Intellectual disability (ID) is characterized by significant limitations in both intellectual functioning and adaptive behavior, with onset during the developmental period (before age 18). On USMLE Step 1, this topic shows up in two main ways: recognizing the diagnostic criteria when given a clinical vignette, and identifying the underlying etiology from genetic or prenatal clues. It's a lower-yield topic overall, but the questions that do appear tend to target precise understanding of the DSM-5 framework rather than just memorizing a number.
The trickiest part is that students default to thinking about IQ cutoffs as the core of the diagnosis and severity grading. That's outdated. DSM-5 shifted the emphasis to adaptive functioning across three domains — conceptual (academics, reasoning), social (communication, relationships), and practical (self-care, work skills). IQ is still part of the picture for identifying intellectual functioning deficits, but it does not drive severity classification on its own. If a vignette gives you a patient with an IQ of 55 and asks you to classify severity, the answer depends on adaptive functioning, not the number.
Etiology questions on USMLE Step 1 tend to hinge on one key distinction: Down syndrome (trisomy 21) is the most common chromosomal cause of ID, while Fragile X syndrome is the most common inherited (single-gene) cause. Students frequently conflate these two or assume Down syndrome is simply 'the most common cause' without nuance. Knowing that distinction cold will protect you from a well-constructed distractor.
Common misconceptions
What the exam tests
- Know the two required deficit domains for diagnosing intellectual disability — both intellectual functioning AND adaptive functioning must be impaired, with onset before age 18.

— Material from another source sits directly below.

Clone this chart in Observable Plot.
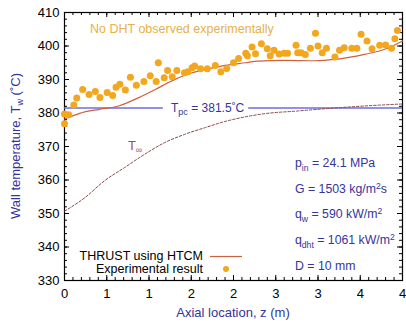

- Understand that DSM-5 grades ID severity (mild, moderate, severe, profound) based on adaptive functioning across conceptual, social, and practical domains — not by IQ score cutoffs alone.
- Distinguish between the most common chromosomal cause of ID (Down syndrome, trisomy 21) and the most common inherited single-gene cause (Fragile X syndrome).
- Recognize the full range of etiologies — genetic (chromosomal and single-gene), prenatal (infections, teratogens like alcohol), perinatal (hypoxia, prematurity), and postnatal (lead poisoning, CNS infections, severe neglect).